Verizon Strike
A girl holds a sign as workers rally outside the Verizon headquarters in New York during the two-week long Verizon strike. Roughly 45,000 Verizon workers went back on the job in good faith though a deal was not yet reached. Talks resumed Wednesday. Reuters

The Verizon strike is coming to an end, as 45,000 picketing landline workers end two weeks of holdouts and return to work beginning Monday night. They have not yet agreed to a new contact, but they've agreed to negotiate with the company, and the company says it will focus on the core issues at hand in talks -- and that's a good thing, both parties say.

Workers need paychecks. Verizon needs unity in its business -- and the issues can and should be worked out, they say.

The truce is a win-win victory for both sides, as well as a victory for the American economy which needs the workers on the job as details are worked out on a new contract. In a slow-growth, jobless economy, the strike came at a very bad time for both and each side deserves a pat on the back for seeing the light.

We agreed to end the strike because we believe that this is in the best interest of our customers and our employees, said Verizon executive vice president of human resources Marc Reed said. We remain committed to our objectives, and we look forward to negotiating the important issues that are integral to the future health of Verizon's wireline business.

Roughly 45,000 Verizon landline employees represented by several unions went on strike late in the night on Aug. 6 after negotiations broke down for a new contract.

The strike became tense over two weeks as talks came to a complete stall at one point. But the holdout was harming Verizon's business, both through negative brand impact with picket lines at high-growth Verizon wireless stores and service interruption issues.
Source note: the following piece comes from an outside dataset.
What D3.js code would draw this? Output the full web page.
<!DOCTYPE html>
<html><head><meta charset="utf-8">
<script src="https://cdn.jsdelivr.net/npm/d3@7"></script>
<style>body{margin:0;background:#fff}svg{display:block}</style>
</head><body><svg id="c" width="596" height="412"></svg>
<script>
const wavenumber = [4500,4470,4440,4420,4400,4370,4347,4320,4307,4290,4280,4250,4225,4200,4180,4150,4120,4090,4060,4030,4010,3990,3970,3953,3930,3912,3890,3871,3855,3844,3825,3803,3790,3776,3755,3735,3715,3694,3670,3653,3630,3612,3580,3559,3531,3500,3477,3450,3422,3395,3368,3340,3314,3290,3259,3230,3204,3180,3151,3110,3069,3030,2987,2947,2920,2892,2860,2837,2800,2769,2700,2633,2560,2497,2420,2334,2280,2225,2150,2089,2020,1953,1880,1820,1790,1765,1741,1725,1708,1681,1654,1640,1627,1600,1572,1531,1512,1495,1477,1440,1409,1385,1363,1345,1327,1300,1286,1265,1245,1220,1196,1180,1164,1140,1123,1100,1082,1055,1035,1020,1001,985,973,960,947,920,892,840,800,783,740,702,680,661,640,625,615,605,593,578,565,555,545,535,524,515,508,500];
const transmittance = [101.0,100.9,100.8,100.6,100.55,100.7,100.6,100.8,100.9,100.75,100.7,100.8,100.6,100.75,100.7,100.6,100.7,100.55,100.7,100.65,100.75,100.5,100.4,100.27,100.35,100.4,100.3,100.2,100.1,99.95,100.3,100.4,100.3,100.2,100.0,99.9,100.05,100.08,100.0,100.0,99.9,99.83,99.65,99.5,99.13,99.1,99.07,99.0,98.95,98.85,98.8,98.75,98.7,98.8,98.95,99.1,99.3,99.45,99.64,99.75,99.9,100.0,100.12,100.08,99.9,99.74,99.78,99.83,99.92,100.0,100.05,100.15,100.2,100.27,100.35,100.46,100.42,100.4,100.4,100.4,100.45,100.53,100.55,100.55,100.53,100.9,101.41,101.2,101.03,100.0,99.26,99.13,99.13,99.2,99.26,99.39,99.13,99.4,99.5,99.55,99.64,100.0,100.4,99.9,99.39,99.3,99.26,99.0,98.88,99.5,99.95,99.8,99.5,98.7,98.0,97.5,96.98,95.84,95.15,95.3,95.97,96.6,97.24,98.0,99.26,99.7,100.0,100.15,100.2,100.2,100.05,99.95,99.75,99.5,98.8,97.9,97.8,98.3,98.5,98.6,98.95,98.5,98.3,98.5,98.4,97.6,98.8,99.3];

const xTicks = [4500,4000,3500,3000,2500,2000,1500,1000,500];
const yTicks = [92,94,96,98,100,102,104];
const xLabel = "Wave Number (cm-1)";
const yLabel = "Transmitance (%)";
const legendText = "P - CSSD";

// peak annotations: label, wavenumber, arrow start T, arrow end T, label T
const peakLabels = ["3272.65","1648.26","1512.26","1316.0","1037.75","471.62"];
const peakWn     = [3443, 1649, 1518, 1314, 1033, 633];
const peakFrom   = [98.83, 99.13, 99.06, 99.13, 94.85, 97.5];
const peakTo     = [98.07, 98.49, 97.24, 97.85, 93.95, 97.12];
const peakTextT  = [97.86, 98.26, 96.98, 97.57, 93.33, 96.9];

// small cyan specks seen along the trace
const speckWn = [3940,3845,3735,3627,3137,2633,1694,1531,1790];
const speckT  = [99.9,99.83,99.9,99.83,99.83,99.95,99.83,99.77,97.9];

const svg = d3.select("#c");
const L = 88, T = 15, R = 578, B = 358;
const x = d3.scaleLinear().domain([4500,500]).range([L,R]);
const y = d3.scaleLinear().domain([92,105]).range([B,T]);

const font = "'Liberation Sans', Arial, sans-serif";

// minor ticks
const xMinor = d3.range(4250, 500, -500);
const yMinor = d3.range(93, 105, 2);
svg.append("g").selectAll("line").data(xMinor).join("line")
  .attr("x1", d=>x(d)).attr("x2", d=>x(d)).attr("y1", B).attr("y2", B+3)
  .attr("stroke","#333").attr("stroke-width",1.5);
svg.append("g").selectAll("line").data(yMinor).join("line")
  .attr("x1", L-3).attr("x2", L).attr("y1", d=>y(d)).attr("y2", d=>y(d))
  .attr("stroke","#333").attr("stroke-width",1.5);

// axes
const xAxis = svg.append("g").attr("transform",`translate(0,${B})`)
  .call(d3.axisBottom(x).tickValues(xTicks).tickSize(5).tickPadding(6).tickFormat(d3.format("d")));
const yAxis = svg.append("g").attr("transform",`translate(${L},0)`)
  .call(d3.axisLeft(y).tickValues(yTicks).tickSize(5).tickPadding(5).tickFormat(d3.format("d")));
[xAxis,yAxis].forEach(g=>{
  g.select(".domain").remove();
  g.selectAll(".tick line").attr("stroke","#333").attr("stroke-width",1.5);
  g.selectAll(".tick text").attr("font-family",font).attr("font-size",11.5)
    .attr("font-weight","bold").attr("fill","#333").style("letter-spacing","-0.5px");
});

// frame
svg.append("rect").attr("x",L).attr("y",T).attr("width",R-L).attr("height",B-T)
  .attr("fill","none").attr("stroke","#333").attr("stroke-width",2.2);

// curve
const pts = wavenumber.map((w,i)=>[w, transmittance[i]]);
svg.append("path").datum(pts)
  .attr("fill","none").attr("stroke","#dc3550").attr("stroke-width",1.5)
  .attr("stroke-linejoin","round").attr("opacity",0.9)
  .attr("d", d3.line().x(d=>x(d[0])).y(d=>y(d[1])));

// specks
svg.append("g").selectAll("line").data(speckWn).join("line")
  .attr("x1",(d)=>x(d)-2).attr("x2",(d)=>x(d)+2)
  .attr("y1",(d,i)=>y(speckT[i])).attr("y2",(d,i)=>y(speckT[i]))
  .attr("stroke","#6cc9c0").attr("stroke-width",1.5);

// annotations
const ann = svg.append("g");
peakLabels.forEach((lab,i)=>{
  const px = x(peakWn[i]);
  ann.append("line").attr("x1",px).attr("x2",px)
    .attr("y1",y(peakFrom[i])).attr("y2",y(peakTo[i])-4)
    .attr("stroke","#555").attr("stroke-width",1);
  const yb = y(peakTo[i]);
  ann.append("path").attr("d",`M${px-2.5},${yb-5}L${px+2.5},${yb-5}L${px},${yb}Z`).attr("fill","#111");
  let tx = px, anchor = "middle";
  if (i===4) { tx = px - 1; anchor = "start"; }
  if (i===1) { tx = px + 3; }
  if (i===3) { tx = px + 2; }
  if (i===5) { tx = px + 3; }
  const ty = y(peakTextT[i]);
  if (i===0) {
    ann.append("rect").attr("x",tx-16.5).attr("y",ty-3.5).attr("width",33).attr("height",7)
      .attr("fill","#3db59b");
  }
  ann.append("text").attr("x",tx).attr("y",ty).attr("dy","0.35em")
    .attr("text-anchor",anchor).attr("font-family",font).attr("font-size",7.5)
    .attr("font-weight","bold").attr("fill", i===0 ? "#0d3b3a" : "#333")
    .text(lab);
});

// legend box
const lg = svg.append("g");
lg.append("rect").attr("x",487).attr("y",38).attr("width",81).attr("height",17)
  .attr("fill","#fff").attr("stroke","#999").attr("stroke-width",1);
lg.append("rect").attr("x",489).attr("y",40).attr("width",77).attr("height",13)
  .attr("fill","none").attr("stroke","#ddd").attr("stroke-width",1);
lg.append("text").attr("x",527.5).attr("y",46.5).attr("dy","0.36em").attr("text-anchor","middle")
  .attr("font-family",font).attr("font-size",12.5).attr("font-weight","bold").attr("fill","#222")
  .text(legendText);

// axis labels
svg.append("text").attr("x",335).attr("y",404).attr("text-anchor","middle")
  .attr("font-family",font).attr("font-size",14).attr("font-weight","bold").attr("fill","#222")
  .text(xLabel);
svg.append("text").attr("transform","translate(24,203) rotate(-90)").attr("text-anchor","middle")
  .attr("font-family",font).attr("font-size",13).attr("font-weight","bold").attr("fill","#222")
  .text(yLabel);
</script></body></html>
Workers also suffered, not getting paychecks and facing a looming Aug. 31 deadline to loose health benefits. The major issue in the strike has been health benefits, but the company had also put a list of some 100 demands in front of workers, something the unions said was too much considering Verizon is enjoying a profitable growth period while company executives cash in millions of dollars in pay and bonuses.

Verizon's landline business is in decline, as more consumers turned to wireless communications options and the company has said workers need to face that reality and come to the negotiating table.

Verizon said Saturday, however, that the unions and the company made headway in negotiating a number of local and regional issues and the parties agreed upon a process for moving ahead in negotiating the biggest issues at hand -- health benefits costs, pay scale cost structure, work flexibility, and job security.

On that note, the unions decided it was time to go back to work, ending picket lines with some to report as early as Monday evening. In a statement issued Saturday afternoon, the International Brotherhood of Electrical Workers said they appreciated the unity of members and the public support in the strike, but it is now time to get back to work.

The major issues remain to be discussed, but overall, issues are now focused and narrowed, they said. Now we will focus on bargaining fairly and moving forward.